— YOUR GOAL —
Your task is to copy the listing exactly, with the pictures left out.

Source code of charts

========================================================================

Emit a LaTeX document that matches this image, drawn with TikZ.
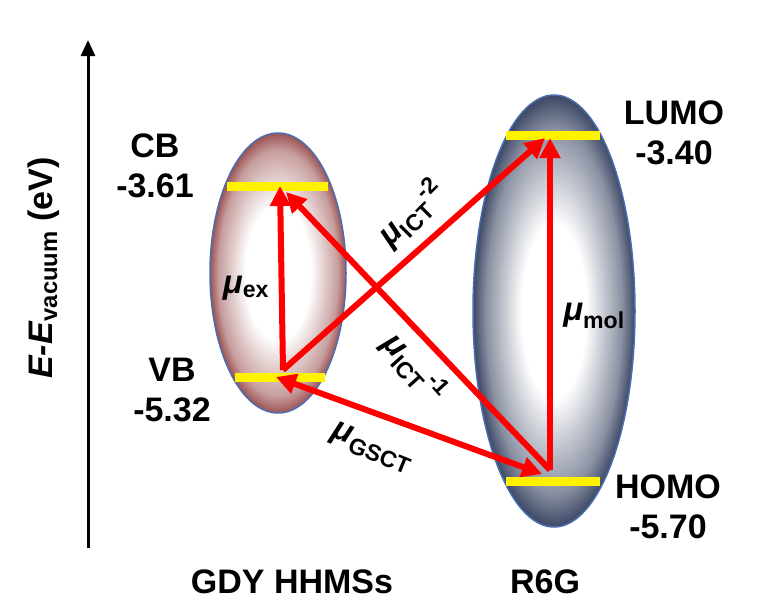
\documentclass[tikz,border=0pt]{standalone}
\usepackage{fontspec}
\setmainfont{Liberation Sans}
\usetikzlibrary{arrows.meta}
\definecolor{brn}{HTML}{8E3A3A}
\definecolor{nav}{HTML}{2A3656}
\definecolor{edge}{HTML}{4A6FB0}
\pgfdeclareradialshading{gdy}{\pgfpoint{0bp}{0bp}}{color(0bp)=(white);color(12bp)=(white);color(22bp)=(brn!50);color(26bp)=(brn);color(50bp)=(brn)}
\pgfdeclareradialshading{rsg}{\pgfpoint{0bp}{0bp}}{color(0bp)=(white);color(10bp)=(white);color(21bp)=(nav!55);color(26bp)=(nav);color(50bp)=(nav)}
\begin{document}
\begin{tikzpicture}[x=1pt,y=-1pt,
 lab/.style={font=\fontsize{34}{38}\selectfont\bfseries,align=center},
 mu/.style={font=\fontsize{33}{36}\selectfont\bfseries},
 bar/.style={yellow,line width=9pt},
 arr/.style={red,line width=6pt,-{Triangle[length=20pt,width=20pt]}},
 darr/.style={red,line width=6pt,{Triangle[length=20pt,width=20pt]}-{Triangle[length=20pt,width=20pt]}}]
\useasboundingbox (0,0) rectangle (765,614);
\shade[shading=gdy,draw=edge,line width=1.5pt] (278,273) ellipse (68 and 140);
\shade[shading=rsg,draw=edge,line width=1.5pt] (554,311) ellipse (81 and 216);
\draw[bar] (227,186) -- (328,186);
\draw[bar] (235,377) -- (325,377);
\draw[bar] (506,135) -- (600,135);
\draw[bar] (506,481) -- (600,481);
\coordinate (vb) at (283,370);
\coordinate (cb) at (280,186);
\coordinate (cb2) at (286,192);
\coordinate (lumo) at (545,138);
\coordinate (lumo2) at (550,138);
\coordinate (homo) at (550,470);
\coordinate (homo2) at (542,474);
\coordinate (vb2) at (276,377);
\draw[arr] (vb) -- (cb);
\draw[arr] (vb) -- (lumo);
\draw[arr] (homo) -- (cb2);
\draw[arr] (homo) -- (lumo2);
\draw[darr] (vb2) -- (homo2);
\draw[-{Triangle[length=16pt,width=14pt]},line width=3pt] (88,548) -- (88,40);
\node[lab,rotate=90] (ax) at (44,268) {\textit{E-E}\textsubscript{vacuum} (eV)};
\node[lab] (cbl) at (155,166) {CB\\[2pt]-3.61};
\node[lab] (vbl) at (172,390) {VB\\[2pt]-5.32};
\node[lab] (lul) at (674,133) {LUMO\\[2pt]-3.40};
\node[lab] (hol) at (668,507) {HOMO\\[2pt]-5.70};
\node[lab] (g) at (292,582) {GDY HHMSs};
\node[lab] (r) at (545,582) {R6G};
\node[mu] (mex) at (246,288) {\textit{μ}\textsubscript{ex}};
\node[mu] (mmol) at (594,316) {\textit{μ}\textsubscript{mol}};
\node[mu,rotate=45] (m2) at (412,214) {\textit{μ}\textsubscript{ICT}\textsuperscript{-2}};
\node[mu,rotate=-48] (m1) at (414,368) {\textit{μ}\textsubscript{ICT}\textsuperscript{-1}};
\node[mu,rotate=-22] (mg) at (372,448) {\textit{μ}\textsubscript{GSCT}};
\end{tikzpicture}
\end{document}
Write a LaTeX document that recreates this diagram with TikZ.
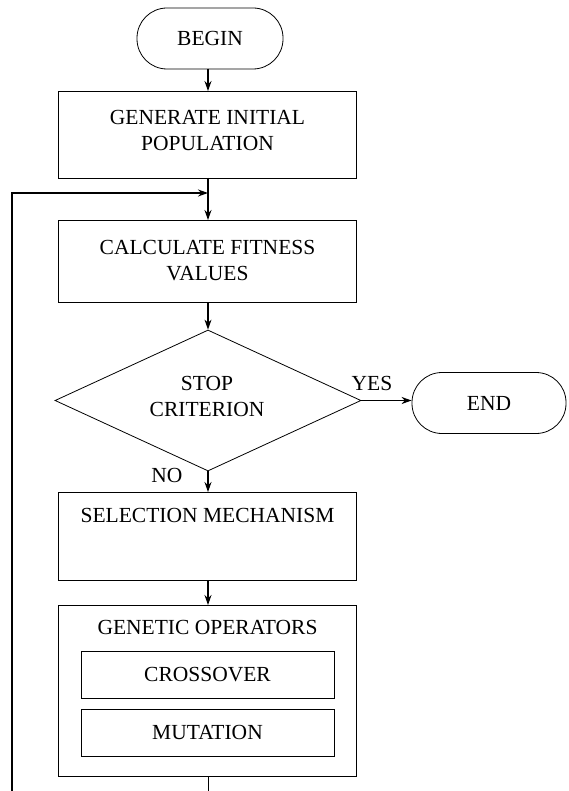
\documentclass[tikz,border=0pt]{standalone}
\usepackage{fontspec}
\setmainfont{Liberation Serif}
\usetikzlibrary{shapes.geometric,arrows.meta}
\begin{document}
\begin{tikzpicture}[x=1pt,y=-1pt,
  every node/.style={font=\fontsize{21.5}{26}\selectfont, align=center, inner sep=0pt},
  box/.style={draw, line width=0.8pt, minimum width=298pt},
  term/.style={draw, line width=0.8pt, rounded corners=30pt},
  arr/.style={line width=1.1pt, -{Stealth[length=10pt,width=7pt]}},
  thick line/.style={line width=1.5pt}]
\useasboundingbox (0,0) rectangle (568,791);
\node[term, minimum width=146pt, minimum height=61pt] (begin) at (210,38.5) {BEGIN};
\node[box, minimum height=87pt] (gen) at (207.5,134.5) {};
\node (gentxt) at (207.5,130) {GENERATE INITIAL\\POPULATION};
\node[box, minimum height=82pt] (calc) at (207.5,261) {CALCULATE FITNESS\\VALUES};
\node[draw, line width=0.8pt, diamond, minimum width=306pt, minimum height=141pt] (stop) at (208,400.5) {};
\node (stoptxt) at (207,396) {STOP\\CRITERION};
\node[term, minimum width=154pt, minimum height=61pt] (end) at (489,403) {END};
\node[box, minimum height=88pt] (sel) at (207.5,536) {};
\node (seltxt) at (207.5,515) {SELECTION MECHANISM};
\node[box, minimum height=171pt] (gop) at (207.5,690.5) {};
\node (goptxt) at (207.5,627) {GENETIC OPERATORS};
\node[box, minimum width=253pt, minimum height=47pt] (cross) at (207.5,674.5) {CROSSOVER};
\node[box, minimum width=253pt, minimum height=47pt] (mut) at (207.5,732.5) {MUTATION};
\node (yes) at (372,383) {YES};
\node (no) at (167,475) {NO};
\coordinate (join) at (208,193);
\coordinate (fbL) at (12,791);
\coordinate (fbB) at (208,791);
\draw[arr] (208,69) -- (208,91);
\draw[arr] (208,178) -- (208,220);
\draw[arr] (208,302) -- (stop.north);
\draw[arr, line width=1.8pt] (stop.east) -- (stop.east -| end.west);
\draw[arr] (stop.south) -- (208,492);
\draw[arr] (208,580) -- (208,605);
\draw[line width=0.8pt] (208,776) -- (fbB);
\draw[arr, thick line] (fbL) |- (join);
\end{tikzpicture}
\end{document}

========================================================================

— PROBLEM SOLUTION —
Emit a LaTeX document that matches this image, drawn with TikZ.
\documentclass[tikz,border=0pt]{standalone}
\usepackage{fontspec}
\setmainfont{Liberation Sans}
\usetikzlibrary{arrows.meta}
\definecolor{brn}{HTML}{8E3A3A}
\definecolor{nav}{HTML}{2A3656}
\definecolor{edge}{HTML}{4A6FB0}
\pgfdeclareradialshading{gdy}{\pgfpoint{0bp}{0bp}}{color(0bp)=(white);color(12bp)=(white);color(22bp)=(brn!50);color(26bp)=(brn);color(50bp)=(brn)}
\pgfdeclareradialshading{rsg}{\pgfpoint{0bp}{0bp}}{color(0bp)=(white);color(10bp)=(white);color(21bp)=(nav!55);color(26bp)=(nav);color(50bp)=(nav)}
\begin{document}
\begin{tikzpicture}[x=1pt,y=-1pt,
 lab/.style={font=\fontsize{34}{38}\selectfont\bfseries,align=center},
 mu/.style={font=\fontsize{33}{36}\selectfont\bfseries},
 bar/.style={yellow,line width=9pt},
 arr/.style={red,line width=6pt,-{Triangle[length=20pt,width=20pt]}},
 darr/.style={red,line width=6pt,{Triangle[length=20pt,width=20pt]}-{Triangle[length=20pt,width=20pt]}}]
\useasboundingbox (0,0) rectangle (765,614);
\shade[shading=gdy,draw=edge,line width=1.5pt] (278,273) ellipse (68 and 140);
\shade[shading=rsg,draw=edge,line width=1.5pt] (554,311) ellipse (81 and 216);
\draw[bar] (227,186) -- (328,186);
\draw[bar] (235,377) -- (325,377);
\draw[bar] (506,135) -- (600,135);
\draw[bar] (506,481) -- (600,481);
\coordinate (vb) at (283,370);
\coordinate (cb) at (280,186);
\coordinate (cb2) at (286,192);
\coordinate (lumo) at (545,138);
\coordinate (lumo2) at (550,138);
\coordinate (homo) at (550,470);
\coordinate (homo2) at (542,474);
\coordinate (vb2) at (276,377);
\draw[arr] (vb) -- (cb);
\draw[arr] (vb) -- (lumo);
\draw[arr] (homo) -- (cb2);
\draw[arr] (homo) -- (lumo2);
\draw[darr] (vb2) -- (homo2);
\draw[-{Triangle[length=16pt,width=14pt]},line width=3pt] (88,548) -- (88,40);
\node[lab,rotate=90] (ax) at (44,268) {\textit{E-E}\textsubscript{vacuum} (eV)};
\node[lab] (cbl) at (155,166) {CB\\[2pt]-3.61};
\node[lab] (vbl) at (172,390) {VB\\[2pt]-5.32};
\node[lab] (lul) at (674,133) {LUMO\\[2pt]-3.40};
\node[lab] (hol) at (668,507) {HOMO\\[2pt]-5.70};
\node[lab] (g) at (292,582) {GDY HHMSs};
\node[lab] (r) at (545,582) {R6G};
\node[mu] (mex) at (246,288) {\textit{μ}\textsubscript{ex}};
\node[mu] (mmol) at (594,316) {\textit{μ}\textsubscript{mol}};
\node[mu,rotate=45] (m2) at (412,214) {\textit{μ}\textsubscript{ICT}\textsuperscript{-2}};
\node[mu,rotate=-48] (m1) at (414,368) {\textit{μ}\textsubscript{ICT}\textsuperscript{-1}};
\node[mu,rotate=-22] (mg) at (372,448) {\textit{μ}\textsubscript{GSCT}};
\end{tikzpicture}
\end{document}
Write a LaTeX document that recreates this diagram with TikZ.
\documentclass[tikz,border=0pt]{standalone}
\usepackage{fontspec}
\setmainfont{Liberation Serif}
\usetikzlibrary{shapes.geometric,arrows.meta}
\begin{document}
\begin{tikzpicture}[x=1pt,y=-1pt,
  every node/.style={font=\fontsize{21.5}{26}\selectfont, align=center, inner sep=0pt},
  box/.style={draw, line width=0.8pt, minimum width=298pt},
  term/.style={draw, line width=0.8pt, rounded corners=30pt},
  arr/.style={line width=1.1pt, -{Stealth[length=10pt,width=7pt]}},
  thick line/.style={line width=1.5pt}]
\useasboundingbox (0,0) rectangle (568,791);
\node[term, minimum width=146pt, minimum height=61pt] (begin) at (210,38.5) {BEGIN};
\node[box, minimum height=87pt] (gen) at (207.5,134.5) {};
\node (gentxt) at (207.5,130) {GENERATE INITIAL\\POPULATION};
\node[box, minimum height=82pt] (calc) at (207.5,261) {CALCULATE FITNESS\\VALUES};
\node[draw, line width=0.8pt, diamond, minimum width=306pt, minimum height=141pt] (stop) at (208,400.5) {};
\node (stoptxt) at (207,396) {STOP\\CRITERION};
\node[term, minimum width=154pt, minimum height=61pt] (end) at (489,403) {END};
\node[box, minimum height=88pt] (sel) at (207.5,536) {};
\node (seltxt) at (207.5,515) {SELECTION MECHANISM};
\node[box, minimum height=171pt] (gop) at (207.5,690.5) {};
\node (goptxt) at (207.5,627) {GENETIC OPERATORS};
\node[box, minimum width=253pt, minimum height=47pt] (cross) at (207.5,674.5) {CROSSOVER};
\node[box, minimum width=253pt, minimum height=47pt] (mut) at (207.5,732.5) {MUTATION};
\node (yes) at (372,383) {YES};
\node (no) at (167,475) {NO};
\coordinate (join) at (208,193);
\coordinate (fbL) at (12,791);
\coordinate (fbB) at (208,791);
\draw[arr] (208,69) -- (208,91);
\draw[arr] (208,178) -- (208,220);
\draw[arr] (208,302) -- (stop.north);
\draw[arr, line width=1.8pt] (stop.east) -- (stop.east -| end.west);
\draw[arr] (stop.south) -- (208,492);
\draw[arr] (208,580) -- (208,605);
\draw[line width=0.8pt] (208,776) -- (fbB);
\draw[arr, thick line] (fbL) |- (join);
\end{tikzpicture}
\end{document}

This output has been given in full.